Physical characteristics
- Source: Tualatin Mountains (West Hills)
- • location: Portland, Oregon
- • coordinates: 45°28′29″N 122°42′03″W﻿ / ﻿45.47472°N 122.70083°W
- • elevation: 467 ft (142 m)
- Mouth: Willamette River
- • location: Portland, Oregon
- • coordinates: 45°28′08″N 122°40′06″W﻿ / ﻿45.46889°N 122.66833°W
- • elevation: 11 ft (3.4 m)
- Length: 2 mi (3.2 km)
- Basin size: 1.2 sq mi (3.1 km^{2})

= Stephens Creek (Oregon) =

Stephens Creek, a 2 mi tributary of the Willamette River, flows entirely within the city of Portland in the U.S. state of Oregon. Beginning in the neighborhood of Hillsdale, it runs generally east through residential and commercial neighborhoods as well as patches of forest and parkland to join the Willamette slightly north of the Sellwood Bridge. Its course passes under Interstate 5 and down the canyon followed by Southwest Taylors Ferry Road. Stephens Creek enters the river at Willamette Moorage Park, which is part of a 35 acre group of natural areas called the South Portland Riverbank. The natural areas include Butterfly Park and Willamette Park as well as the moorage park and other public land parcels.

Stephens Creek Nature Park, a 3.38 acre protected area at Southwest Bertha Boulevard and Chestnut Street, is near the creek's headwaters. It provides open space and a plant and animal refuge in an urban setting. Downstream, the Portland Bureau of Environmental Services and its partners completed work in 2008 to improve habitat for endangered fish species such as Chinook salmon that frequent the creek near its mouth.
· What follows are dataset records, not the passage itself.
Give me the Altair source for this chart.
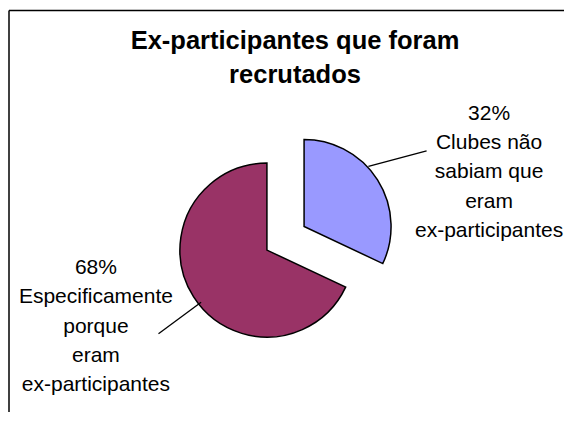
import altair as alt
import pandas as pd

# ---- data ----
CATEGORIES = [
    "Clubes não sabiam que eram ex-participantes",
    "Especificamente porque eram ex-participantes",
]
LABEL_LINES = [
    ["Clubes não", "sabiam que", "eram", "ex-participantes"],
    ["Especificamente", "porque", "eram", "ex-participantes"],
]
PERCENT = [32, 68]
COLORS = ["#9999FF", "#993366"]
TITLE_LINES = ["Ex-participantes que foram", "recrutados"]

df = pd.DataFrame({
    "order": list(range(len(CATEGORIES))),
    "category": CATEGORIES,
    "value": PERCENT,
    "label": [f"{p}%\n" + "\n".join(lines) for p, lines in zip(PERCENT, LABEL_LINES)],
})

# ---- layout constants ----
W, H = 556, 404
CX, CY = 277.5, 230.3       # common pie centre (px)
EXPLODE = 22                # slice explosion (px)
R = 87                      # pie radius (px)
FONT = "Liberation Sans"

base = (
    alt.Chart(df)
    .transform_joinaggregate(total="sum(value)")
    .transform_window(cum="sum(value)", sort=[alt.SortField("order", order="ascending")], frame=[None, 0])
    .transform_calculate(t0="2*PI*(datum.cum-datum.value)/datum.total")
    .transform_calculate(t1="2*PI*datum.cum/datum.total")
    .transform_calculate(mid="(datum.t0+datum.t1)/2")
    .transform_calculate(cx=f"{CX}+{EXPLODE}*sin(datum.mid)")
    .transform_calculate(cy=f"{CY}-{EXPLODE}*cos(datum.mid)")
    .transform_calculate(side="sin(datum.mid) > 0 ? 1 : -1")
    # leader line (start on the slice edge, end towards the label)
    .transform_calculate(a1="datum.mid + (datum.side > 0 ? -0.185 : -0.105)")
    .transform_calculate(r1="datum.side > 0 ? 88 : 84")
    .transform_calculate(a2="datum.mid + (datum.side > 0 ? 0.012 : -0.092)")
    .transform_calculate(r2="datum.side > 0 ? 144 : 137")
    .transform_calculate(lx1="datum.cx+datum.r1*sin(datum.a1)")
    .transform_calculate(ly1="datum.cy-datum.r1*cos(datum.a1)")
    .transform_calculate(lx2="datum.cx+datum.r2*sin(datum.a2)")
    .transform_calculate(ly2="datum.cy-datum.r2*cos(datum.a2)")
    # label anchor (first baseline)
    .transform_calculate(tx="datum.cx+122*sin(datum.mid)+75*datum.side+7")
    .transform_calculate(ty="datum.cy-122*cos(datum.mid)-41.5")
)

arcs = base.mark_arc(radius=R, stroke="black", strokeWidth=1.5).encode(
    theta=alt.Theta("t0:Q", scale=None),
    theta2=alt.Theta2("t1:Q"),
    x=alt.X("cx:Q", scale=None),
    y=alt.Y("cy:Q", scale=None),
    color=alt.Color("category:N", scale=alt.Scale(domain=CATEGORIES, range=COLORS), legend=None),
)

leaders = base.mark_rule(color="black", strokeWidth=1.3).encode(
    x=alt.X("lx1:Q", scale=None),
    y=alt.Y("ly1:Q", scale=None),
    x2=alt.X2("lx2:Q"),
    y2=alt.Y2("ly2:Q"),
)

labels = base.mark_text(
    font=FONT, fontSize=21, lineBreak="\n", lineHeight=29.35,
    align="center", baseline="alphabetic", color="black",
).encode(
    x=alt.X("tx:Q", scale=None),
    y=alt.Y("ty:Q", scale=None),
    text=alt.Text("label:N"),
)

title = alt.Chart(pd.DataFrame({"t": ["\n".join(TITLE_LINES)]})).mark_text(
    font=FONT, fontSize=25.5, fontWeight="bold", lineBreak="\n", lineHeight=34,
    align="center", baseline="alphabetic", color="black",
).encode(x=alt.value(287), y=alt.value(41), text="t:N")

frame_top = alt.Chart(pd.DataFrame({"a": [0]})).mark_rule(color="black", strokeWidth=1.5).encode(
    x=alt.value(1), x2=alt.value(W), y=alt.value(2.5)
)
frame_left = alt.Chart(pd.DataFrame({"a": [0]})).mark_rule(color="black", strokeWidth=1.5).encode(
    x=alt.value(1), y=alt.value(2.5), y2=alt.value(H)
)

chart = (
    alt.layer(frame_top, frame_left, arcs, leaders, labels, title)
    .properties(width=W, height=H, padding=0, autosize=alt.AutoSizeParams(type="none"), background="white")
    .configure_view(stroke=None)
)

chart.save("out.html", embed_options={"renderer": "svg", "actions": False})
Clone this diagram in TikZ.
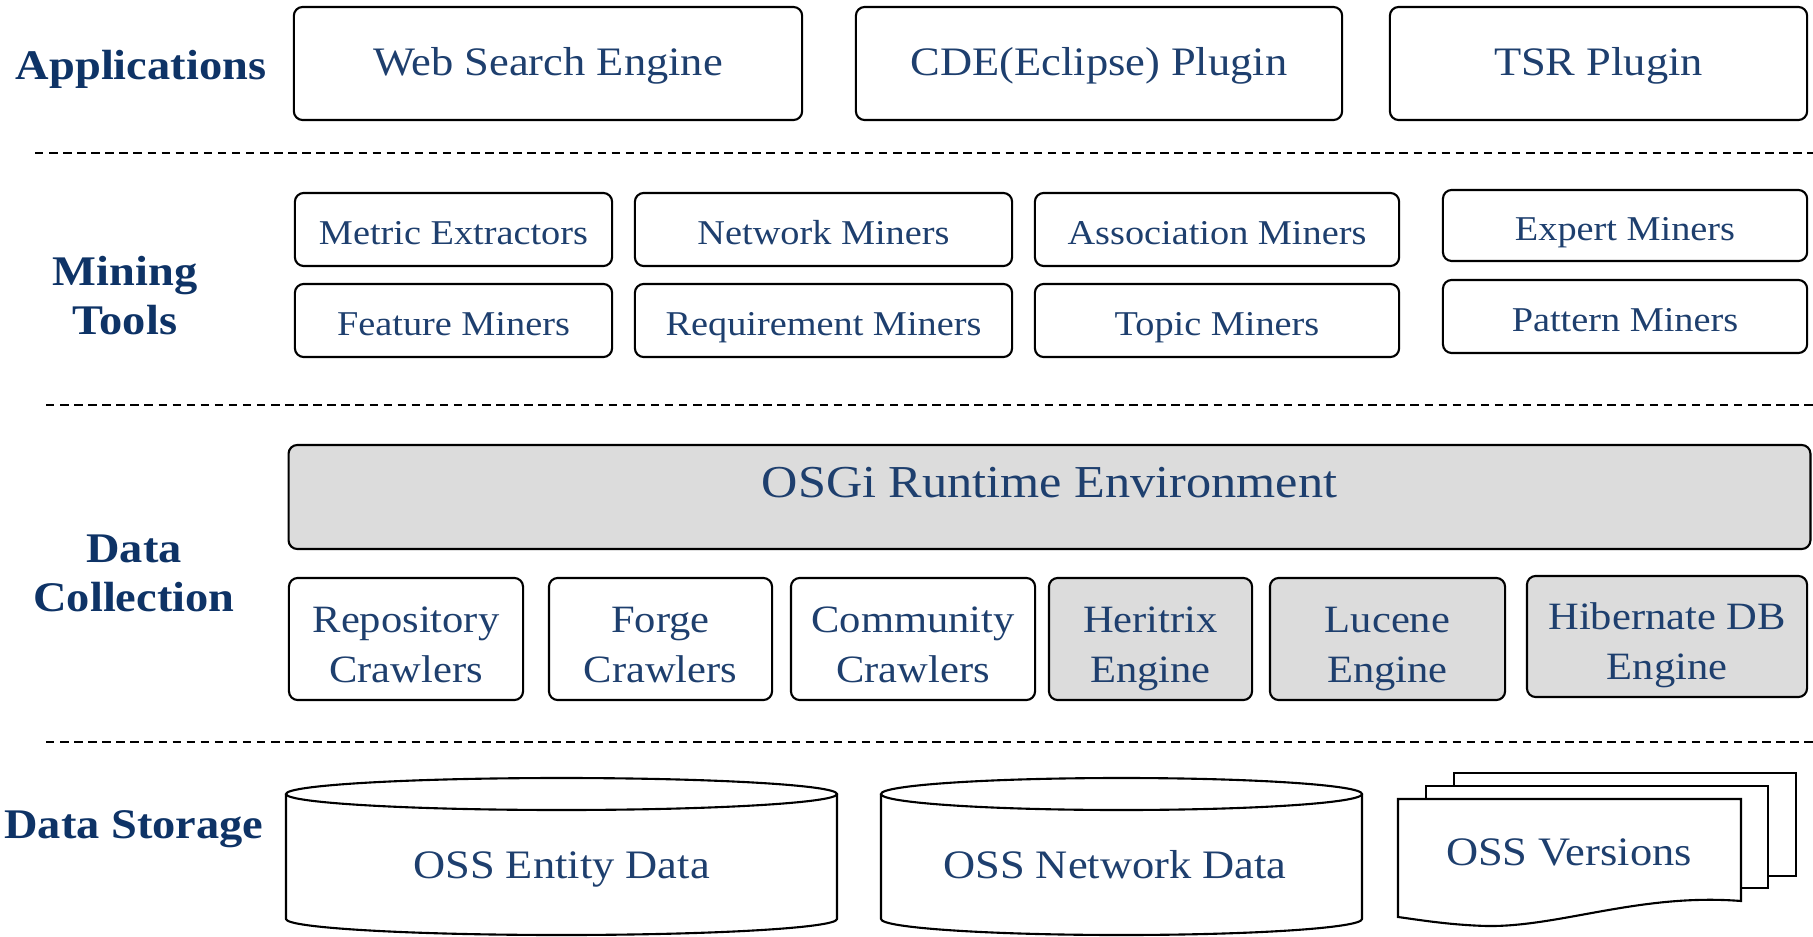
\documentclass[tikz,border=0pt]{standalone}
\usepackage{fontspec}
\setmainfont[FakeStretch=1.1]{Liberation Serif}
\usetikzlibrary{positioning}

\definecolor{txtblue}{HTML}{1E3F6E}
\definecolor{lblblue}{HTML}{0E3366}
\definecolor{boxgrey}{HTML}{DCDCDC}

\newcommand\topstrut[1]{\rule{0pt}{#1\baselineskip}}
\newcommand\botstrut{\rule[-0.3\baselineskip]{0pt}{0pt}}

\tikzset{
  box/.style={draw, line width=0.6pt, rounded corners=2.5pt, text=txtblue, align=center, inner sep=0pt},
  grey/.style={fill=boxgrey},
  layer/.style={text=lblblue, align=center, font=\fontsize{12}{14}\selectfont\bfseries},
  layer1/.style={layer, text height=0pt, text depth=0pt},
  layer2/.style={layer, text height=21pt, text depth=0pt},
  sep/.style={line width=0.5pt, dash pattern=on 2.4pt off 1.6pt},
  store/.style={line width=0.6pt, fill=white},
  apptxt/.style={font=\fontsize{11.5}{14}\selectfont,
    execute at begin node=\topstrut{0.8}, execute at end node=\botstrut},
  minetxt/.style={font=\fontsize{9.9}{12}\selectfont,
    execute at begin node=\topstrut{1.0}, execute at end node=\botstrut},
  colltxt/.style={font=\fontsize{11}{14.2}\selectfont, text height=24.5pt, text depth=0pt},
  storetxt/.style={text=txtblue, font=\fontsize{11.5}{14}\selectfont, text height=0pt, text depth=0pt},
}

\begin{document}
\begin{tikzpicture}[x=0.01cm, y=-0.01cm]
  \useasboundingbox (0,0) rectangle (1813,937);

  % layer names
  \node[layer1] (lapps) at (141,80) {Applications};
  \node[layer2] (lmine) at (125,298) {Mining\\Tools};
  \node[layer2] (lcoll) at (134,575) {Data\\Collection};
  \node[layer1] (lstore) at (134,838) {Data Storage};

  % separators
  \coordinate (s1a) at (35,153);   \coordinate (s1b) at (1813,153);
  \coordinate (s2a) at (46,405);   \coordinate (s2b) at (1813,405);
  \coordinate (s3a) at (46,742);   \coordinate (s3b) at (1813,742);
  \draw[sep] (s1a) -- (s1b);
  \draw[sep] (s2a) -- (s2b);
  \draw[sep] (s3a) -- (s3b);

  % applications
  \node[box,apptxt,minimum width=5.08cm,minimum height=1.13cm] (web) at (548,63.5) {Web Search Engine};
  \node[box,apptxt,minimum width=4.86cm,minimum height=1.13cm] (cde) at (1099,63.5) {CDE(Eclipse) Plugin};
  \node[box,apptxt,minimum width=4.17cm,minimum height=1.13cm] (tsr) at (1598.5,63.5) {TSR Plugin};

  % mining tools
  \node[box,minetxt,minimum width=3.17cm,minimum height=0.73cm] (metric) at (453.5,229.5) {Metric Extractors};
  \node[box,minetxt,minimum width=3.77cm,minimum height=0.73cm] (network) at (823.5,229.5) {Network Miners};
  \node[box,minetxt,minimum width=3.64cm,minimum height=0.73cm] (assoc) at (1217,229.5) {Association Miners};
  \node[box,minetxt,minimum width=3.64cm,minimum height=0.71cm] (expert) at (1625,225.5) {Expert Miners};
  \node[box,minetxt,minimum width=3.17cm,minimum height=0.73cm] (feature) at (453.5,320.5) {Feature Miners};
  \node[box,minetxt,minimum width=3.77cm,minimum height=0.73cm] (require) at (823.5,320.5) {Requirement Miners};
  \node[box,minetxt,minimum width=3.64cm,minimum height=0.73cm] (topic) at (1217,320.5) {Topic Miners};
  \node[box,minetxt,minimum width=3.64cm,minimum height=0.73cm] (pattern) at (1625,316.5) {Pattern Miners};

  % data collection
  \node[box,grey,font=\fontsize{13}{15}\selectfont,text height=0pt,text depth=0pt,
    minimum width=15.21cm,minimum height=1.04cm] (osgi) at (1049.5,497) {OSGi Runtime Environment};
  \node[box,colltxt,minimum width=2.34cm,minimum height=1.22cm] (repo) at (406,639) {Repository\\Crawlers};
  \node[box,colltxt,minimum width=2.23cm,minimum height=1.22cm] (forge) at (660.5,639) {Forge\\Crawlers};
  \node[box,colltxt,minimum width=2.44cm,minimum height=1.22cm] (comm) at (913,639) {Community\\Crawlers};
  \node[box,grey,colltxt,minimum width=2.03cm,minimum height=1.22cm] (heritrix) at (1150.5,639) {Heritrix\\Engine};
  \node[box,grey,colltxt,minimum width=2.35cm,minimum height=1.22cm] (lucene) at (1387.5,639) {Lucene\\Engine};
  \node[box,grey,colltxt,minimum width=2.80cm,minimum height=1.21cm] (hibernate) at (1667,636.5) {Hibernate DB\\Engine};

  % data storage
  \draw[store] (286,794) -- (286,919) arc[start angle=180, end angle=0, x radius=275.5, y radius=16] -- (837,794);
  \draw[store] (561.5,794) ellipse [x radius=275.5, y radius=16];
  \draw[store] (881,794) -- (881,919) arc[start angle=180, end angle=0, x radius=240.5, y radius=16] -- (1362,794);
  \draw[store] (1121.5,794) ellipse [x radius=240.5, y radius=16];

  \draw[store] (1454,773) rectangle (1796,876);
  \draw[store] (1426,786) rectangle (1768,888);
  \draw[store] (1398,917) -- (1398,799) -- (1741,799) -- (1741,901)
    .. controls (1640,893) and (1560,927) .. (1487,926)
    .. controls (1450,925) and (1420,920) .. (1398,917) -- cycle;

  \node[storetxt] (entity) at (561.5,878) {OSS Entity Data};
  \node[storetxt] (netdata) at (1115,878) {OSS Network Data};
  \node[storetxt] (versions) at (1569,865) {OSS Versions};
\end{tikzpicture}
\end{document}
The Stephens Creek headwaters project was completed in 2007. Through an innovative pilot project called Green Streets, the headwaters basin of Stephens Creek was improved through the use of bioswales, which are specially engineered ditches on the side of the street, receive rain flowing off the asphalt. Rocks and native plants slow the water down. Water is directed to a wetland area acquired as part of the project. This allows rain to seep underground, cleans the water of contaminants, and moderates the water flows in the creek. This was a joint project between the local neighborhood residences and the City of Portland.